Diversity combining in bi-directional relay networks with energy harvesting nodes

In this study, the authors consider two multiple-antenna transceivers exchanging information through a relay-assisted network using a single-carrier communication scheme. The authors assume that the propagation delay in different relaying path is negligible and the relay nodes are synchronous. As a result, the end-to-end multipath channel is not frequency-selective (time-dispersive) and hence, the successive arriving signals at the transceivers do not interfere with each other. Otherwise, inter-symbol-interference (ISI) will be inevitable and cyclic insertion and removal matrices will be required to combat ISI. In such a two-way network, the relay nodes harvest energy from the surrounding environment and utilise this energy to forward their received messages using a harvest-then-forward protocol.
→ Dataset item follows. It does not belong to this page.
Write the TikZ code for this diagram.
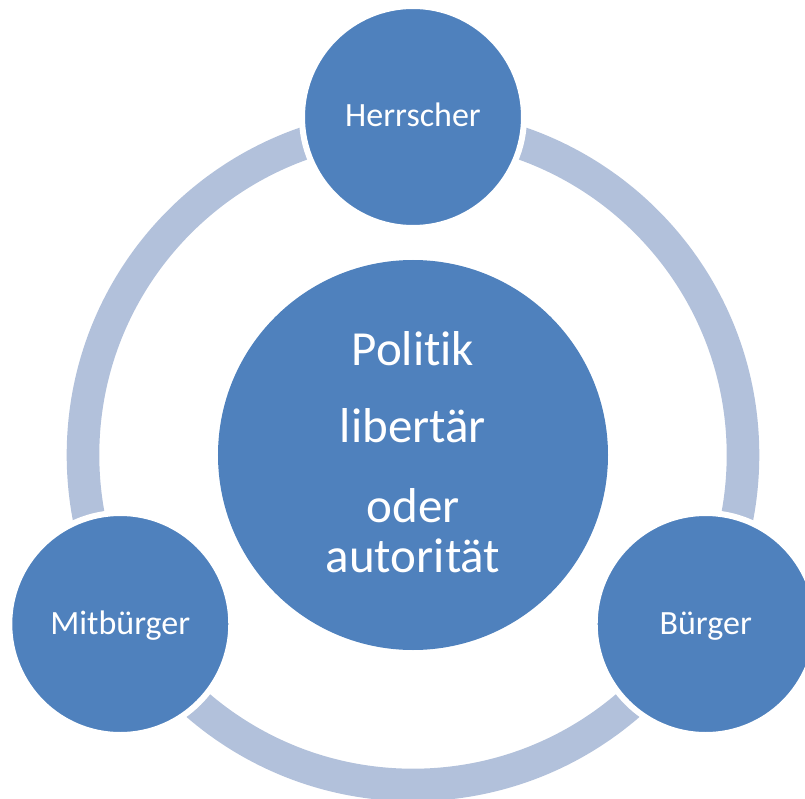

For different receiver diversity combining techniques, the authors design an optimal relay beamforming to maximise the quality of the received signals at the transceivers subject to the energy casualty constraint at the relay nodes (the energy consumed for transmission of each block cannot exceed the accumulative harvested energy). For each diversity combining technique, a closed-form solution is obtained for the optimal signal-to-noise ratio (SNR) that shows how adjusting the data transmission rate of the transceivers and the amount of energy harvested at the relays affects the received SNR.